Zwischen Frust und Leidenschaft – die Blüten der Kundenbindung
Vor ein paar Jahren führte die deutsche Bahn ein Kundenbindungsprogramm ein, das – ähnlich wie die Frequent Flyer Programme der Airlines – darauf ausgerichtet war Punkte für zurückgelegte Kilometer zu sammeln. Da die Schwelle für den erreichbaren Sonderstatus allerdings beinahe unerreichbar hoch lag und die damit verbundenen Zusatznutzen von den teilnehmenden Kunden als unverhältnismäßig gering empfunden wurden, entwickelte sich das Programm bald zu einem Kunden-Frustrationsprogramm. Wie es zu dieser Kundenfrustration kommt und welche Folgen sie für Unternehmen haben kann, zeigte der deutsche Dienstleistungsexperte Bernd Stauss (Katholische Universität Eichstätt-Inglostadt) vergangene Woche eindrucksvoll auf. Allison Johnson (Queen’s Business School, Kanada) belegte, dass Verfehlungen wie öffentliche Skandale seitens eines Unternehmens die Beziehung von Konsumenten zu diesem beeinträchtigen können. Besonders die Fehltritte (auch solche aus ihrem Privatleben) von Managern, die stark mit dem Unternehmen in Verbindung gebracht werden, haben einen negativen Effekt auf den Unternehmenserfolg.
Die positiven Seiten von Kundenbindungen hob Eva Thelen (Institut für Strat. Management, Marketing & Tourismus) hervor. Sie stellte Forschungsergebnisse zur Bindung von Konsumenten an Handelsmarken vor und zeigte wie Händler auf die verschiedenen Bindungsarten ihrer Kunden eingehen können um deren Bindung weiter zu festigen.

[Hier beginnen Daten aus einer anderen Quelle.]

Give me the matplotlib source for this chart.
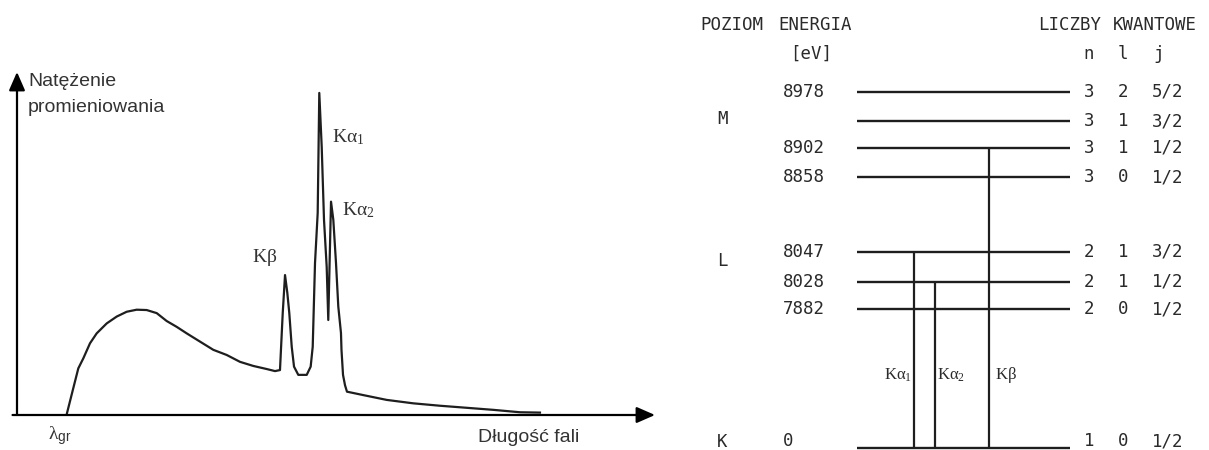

Interessante Einblicke in aktuelle Forschungsprojekte mit Susan Fournier in denen die Rolle der individuellen Attachment-Stile von Kunden in kommerziellen Beziehungen untersucht wird, gewährte Marcel Paulssen (Humboldt Universität, Berlin).
Simon Nyeck (ESSEC, Frankreich), der als Dekan des Masterprogrammes für Luxury Brand Management vorwiegend im Bereich der Luxusmarken forscht, erläuterte anhand semiotischer Analysen wie bestimmte Marken durch die Geschichten und Archetypen, welche sie verkörpern, für bestimmte Konsumentengruppen zu Objekten der Begierde werden. In Bezug auf Produkte präsentierte Ruth Mugge (Delft University of Technology, Niederlande) wodurch Produkt-Attachment hervorgerufen und begünstigt wird, und wie es sich im Zeitverlauf entweder abschwächen oder verstärken kann. Wie Konsumenten selbst enge emotionale Beziehungen erleben und zu welchen teilweise extrem erscheinenden Handlungen ihre Leidenschaft sie treibt, schilderte Elisabeth Pichler vom Marketing-Team des Instituts für Strategisches Management, Marketing und Tourismus.
Einen kritischen Blick auf die Bewertung von Marken samt der dazugehörigen Messmethoden im Marketing warf Matthew Thomson (Queen’s Business School, Kanada). Er schlug vor die Stärke der Kundenbindungen als wichtigen Indikator für den Erfolg einer Marke zu berücksichtigen. Aus Sicht der Sozialpsychologie beleuchteten Robert Schorn (Institut für Strat. Management, Marketing & Tourismus) und Willi Geser (Institut für Psychologie, LFU) die Ursprünge des Attachment-Konstrukts und verwiesen auch auf die Grenzen seiner Anwendbarkeit.
Lebhafte Diskussionen und intensive Auseinandersetzung mit dem Thema zeugten nicht nur vom Engagement der TeilnehmerInnen, sondern auch vom hohen Forschungspotential in diesem Bereich. Prof. Hans Mühlbacher, der Vorstand des Instituts für Strategisches Management, Marketing und Tourismus, und die Organisatorin Eva Thelen zeigten sich vom großen Anklang der Veranstaltung begeistert. Der Workshop soll künftig in einem zweijährigen Rhythmus abgehalten werden. Das nächste Mal findet er unter der Leitung von Allison Johnson und Matthew Thomson an der Queen’s University in Kingston/Ontario (Kanada) statt.